ジョン・エヴァリット・ミレイ《あひるの子》 1889年 油彩/カンヴァス 水嶋徳蔵氏より寄贈(旧松方コレクション)

前景「あひるの子」がタイトルとは奇妙です。それとも、少女を「あひるの子」と比喩したのでしょうか。この少女はなぜ、汚れて擦り切れた服を着ているのか。あひると戯れるでもなく、なぜ直立不動なのか。手に何を握っているのか。謎だらけです。

ピエール=オーギュスト・ルノワール 帽子の女 1891年 油彩/カンヴァス 松方コレクション

ピエール=オーギュスト・ルノワール 《帽子の女》 1891年 油彩/カンヴァス 松方コレクション

着飾った女性が椅子にもたれ、思索に耽る様子が描かれています。着用しているのは白いドレスのようですね。背景と同じ青色を使用してドレスの陰影を表現しています。モネの描く人物画は華やかです。

フィンセント・ファン・ゴッホ ばら 1889年 油彩/カンヴァス 松方コレクション

(前略) 1888年末、画家は南仏アルルにゴーガンを呼び寄せ共同生活を始めますが、やがて精神病の発作に襲われます。この作品は、翌1889年に入院したサン=レミの精神療養院に咲くばらを描いたものです。(以下、割愛)

フィンセント・ファン・ゴッホ 《ばら》 1889年 油彩/カンヴァス 松方コレクションふさ

療養している最中に制作したとは信じられないほど平穏な風景です。自然の緑に癒やされて健康を取り戻したのかしら…と思いきや、翌年、命を絶ってしまうんですよね。
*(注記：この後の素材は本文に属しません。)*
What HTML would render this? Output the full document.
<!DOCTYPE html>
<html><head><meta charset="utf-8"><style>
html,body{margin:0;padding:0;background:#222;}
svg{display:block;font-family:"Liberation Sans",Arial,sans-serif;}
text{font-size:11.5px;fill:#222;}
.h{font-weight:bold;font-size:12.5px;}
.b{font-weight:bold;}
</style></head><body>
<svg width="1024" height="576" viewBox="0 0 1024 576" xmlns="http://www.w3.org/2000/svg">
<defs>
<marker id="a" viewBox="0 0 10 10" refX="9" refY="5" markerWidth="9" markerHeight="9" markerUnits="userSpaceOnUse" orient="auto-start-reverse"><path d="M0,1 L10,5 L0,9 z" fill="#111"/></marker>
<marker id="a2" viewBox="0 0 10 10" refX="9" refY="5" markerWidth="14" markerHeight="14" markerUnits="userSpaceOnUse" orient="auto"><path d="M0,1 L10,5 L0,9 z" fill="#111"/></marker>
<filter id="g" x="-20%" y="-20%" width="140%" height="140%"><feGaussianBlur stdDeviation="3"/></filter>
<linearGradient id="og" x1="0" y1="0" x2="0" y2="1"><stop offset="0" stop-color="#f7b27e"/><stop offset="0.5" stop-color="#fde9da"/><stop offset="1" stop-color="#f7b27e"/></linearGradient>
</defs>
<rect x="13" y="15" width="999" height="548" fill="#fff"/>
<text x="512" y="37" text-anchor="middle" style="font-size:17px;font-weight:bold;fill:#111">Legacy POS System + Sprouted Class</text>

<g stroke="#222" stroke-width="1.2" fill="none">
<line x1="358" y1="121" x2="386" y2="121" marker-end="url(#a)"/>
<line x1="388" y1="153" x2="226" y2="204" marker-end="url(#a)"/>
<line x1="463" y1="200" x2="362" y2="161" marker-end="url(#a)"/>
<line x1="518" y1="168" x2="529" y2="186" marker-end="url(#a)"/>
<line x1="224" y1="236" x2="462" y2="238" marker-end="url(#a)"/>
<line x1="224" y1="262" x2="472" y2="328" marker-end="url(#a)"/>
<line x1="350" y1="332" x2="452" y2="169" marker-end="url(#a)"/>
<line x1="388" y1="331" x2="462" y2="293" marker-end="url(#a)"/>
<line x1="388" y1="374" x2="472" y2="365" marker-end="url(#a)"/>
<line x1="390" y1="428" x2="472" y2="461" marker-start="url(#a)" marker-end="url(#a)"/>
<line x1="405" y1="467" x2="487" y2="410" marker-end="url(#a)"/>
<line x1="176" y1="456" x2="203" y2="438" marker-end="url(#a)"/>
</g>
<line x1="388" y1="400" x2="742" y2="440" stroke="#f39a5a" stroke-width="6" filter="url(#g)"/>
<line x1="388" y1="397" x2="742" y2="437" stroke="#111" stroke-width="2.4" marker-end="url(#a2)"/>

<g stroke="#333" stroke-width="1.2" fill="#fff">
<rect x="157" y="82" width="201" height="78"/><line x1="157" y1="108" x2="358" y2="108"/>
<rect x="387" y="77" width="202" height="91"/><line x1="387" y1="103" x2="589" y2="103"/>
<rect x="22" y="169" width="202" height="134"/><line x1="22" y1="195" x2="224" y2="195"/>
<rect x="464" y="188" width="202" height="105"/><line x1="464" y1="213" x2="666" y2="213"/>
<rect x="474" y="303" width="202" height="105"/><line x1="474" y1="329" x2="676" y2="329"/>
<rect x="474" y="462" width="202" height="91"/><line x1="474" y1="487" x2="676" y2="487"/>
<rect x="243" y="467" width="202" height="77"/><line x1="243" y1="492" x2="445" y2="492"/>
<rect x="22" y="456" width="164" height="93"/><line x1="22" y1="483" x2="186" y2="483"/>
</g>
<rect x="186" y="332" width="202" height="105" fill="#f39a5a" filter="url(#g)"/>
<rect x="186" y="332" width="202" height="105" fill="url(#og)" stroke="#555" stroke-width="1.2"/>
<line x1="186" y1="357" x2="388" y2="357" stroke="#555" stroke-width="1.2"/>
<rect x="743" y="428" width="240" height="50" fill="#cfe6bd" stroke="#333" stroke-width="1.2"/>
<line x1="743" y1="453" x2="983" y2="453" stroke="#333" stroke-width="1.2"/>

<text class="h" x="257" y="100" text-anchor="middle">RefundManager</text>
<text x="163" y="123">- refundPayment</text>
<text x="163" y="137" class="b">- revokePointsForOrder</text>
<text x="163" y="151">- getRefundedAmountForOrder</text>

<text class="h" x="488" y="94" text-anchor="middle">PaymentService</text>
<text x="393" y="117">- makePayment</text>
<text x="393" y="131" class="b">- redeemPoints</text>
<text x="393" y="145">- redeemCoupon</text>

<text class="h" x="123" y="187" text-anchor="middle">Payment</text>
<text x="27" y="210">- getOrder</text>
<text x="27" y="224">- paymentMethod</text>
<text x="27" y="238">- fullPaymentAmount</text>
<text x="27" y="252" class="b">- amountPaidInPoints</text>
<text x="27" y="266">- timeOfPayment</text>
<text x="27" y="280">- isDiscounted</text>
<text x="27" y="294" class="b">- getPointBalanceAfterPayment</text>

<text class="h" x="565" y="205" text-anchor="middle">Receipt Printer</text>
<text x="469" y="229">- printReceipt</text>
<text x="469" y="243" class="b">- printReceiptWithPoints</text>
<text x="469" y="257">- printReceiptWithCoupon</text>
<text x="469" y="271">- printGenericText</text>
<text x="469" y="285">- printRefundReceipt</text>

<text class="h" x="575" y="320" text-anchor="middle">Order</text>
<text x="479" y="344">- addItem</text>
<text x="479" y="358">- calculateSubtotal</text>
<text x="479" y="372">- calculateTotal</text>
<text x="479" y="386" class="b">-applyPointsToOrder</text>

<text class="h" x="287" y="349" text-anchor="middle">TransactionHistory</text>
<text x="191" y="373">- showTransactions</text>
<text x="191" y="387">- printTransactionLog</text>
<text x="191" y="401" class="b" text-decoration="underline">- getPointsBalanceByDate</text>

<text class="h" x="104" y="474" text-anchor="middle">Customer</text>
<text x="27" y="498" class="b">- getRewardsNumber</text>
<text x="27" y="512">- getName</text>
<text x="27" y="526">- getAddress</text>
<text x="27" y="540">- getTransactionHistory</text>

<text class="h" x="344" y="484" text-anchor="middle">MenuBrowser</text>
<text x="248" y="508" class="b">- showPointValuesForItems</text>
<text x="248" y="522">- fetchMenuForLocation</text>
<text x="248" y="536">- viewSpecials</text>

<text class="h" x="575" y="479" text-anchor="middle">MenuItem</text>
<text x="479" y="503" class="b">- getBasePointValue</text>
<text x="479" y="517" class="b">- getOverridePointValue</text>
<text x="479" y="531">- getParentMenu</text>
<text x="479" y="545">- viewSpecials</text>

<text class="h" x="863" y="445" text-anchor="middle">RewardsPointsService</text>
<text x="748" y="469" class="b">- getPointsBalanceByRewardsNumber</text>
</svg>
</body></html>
ヴィルヘルム・ハンマースホイ ピアノを弾く妻イーダのいる室内 1910年 油彩/カンヴァス 2008年度購入

19世紀末デンマークを代表する画家ハンマースホイは、妻イーダの後ろ姿を繰り返し描きました。(中略) 全体の構図はフェルメールらの影響を受けていますが、画面は生活感に乏しく、17世紀オランダの親密な風俗画とは趣が異なります。(以下、割愛)

ヴィルヘルム・ハンマースホイ 《ピアノを弾く妻イーダのいる室内》 1910年 油彩/カンヴァス 2008年度購入

簡素な部屋ながら、フェルメール作品の持つ雰囲気に何となく似ていたので、掲載してみました。

ポール・シニャック サン=トロペの港 1901−02年 油彩/カンヴァス 1987年度購入

新印象派の画家シニャックは、スーラとともに点描法の普及に努めました。(中略) 1902年に完成された本作は、画家の愛した南仏の港サン=トロペを描いたものです。(以下、割愛)

ポール・シニャック 《サン=トロペの港》 1901−02年 油彩/カンヴァス 1987年度購入

一見してシニャックと判る画風です。本作を撮影する来館者が引きも切らず。右隣に展示されている作品は更に良いなぁ…と思ったら『撮影不可』でした。

藤田嗣治 坐る女 1929年 油彩/カンヴァス 柿沼冨二朗氏御遺族より寄贈

藤田嗣治 《坐る女》 1929年 油彩/カンヴァス 柿沼冨二朗氏御遺族より寄贈
藤田嗣治 《坐る女》 部分

背景に金箔が貼られ、気品ある女性が描かれています。戸外に設えられた寝台(のような台)に、パンプスを履いた足を投げ出す女性がモデル。大作でもありゴージャス!!

オーギュスト・ロダン 接吻 1882−87年頃(原型) ブロンズ 松方コレクション

オーギュスト・ロダン 《接吻》 1882−87年頃(原型) ブロンズ 松方コレクション

以上、数多の展示作品の中から、絵画を主軸に、印象に残った作品24点をご紹介しました。当初30点ほどピックアップしましたが、長くなり過ぎるので、涙を呑んで割愛しました。

混み具合にもよりますが、観覧時間の目安は2時間。このご時世にして、非常に良心的な入館料です

松方の収集の目的は、日本で最初の西洋美術を常設展示する美術館をつくることにありました。西洋美術を学び、理解することは、日本人が西洋の人々の精神や考え方を理解することにつながると考えていた松方にとって、美術館の設立は、ひいては日本の社会の発展にも結びついてゆく…という松方のスピリッツが引き継がれているのですね。

余談― 館内は冷房が効いてキンキンに冷えていました。冷房が苦手な方は、羽織る物を携帯されると良いかと思います。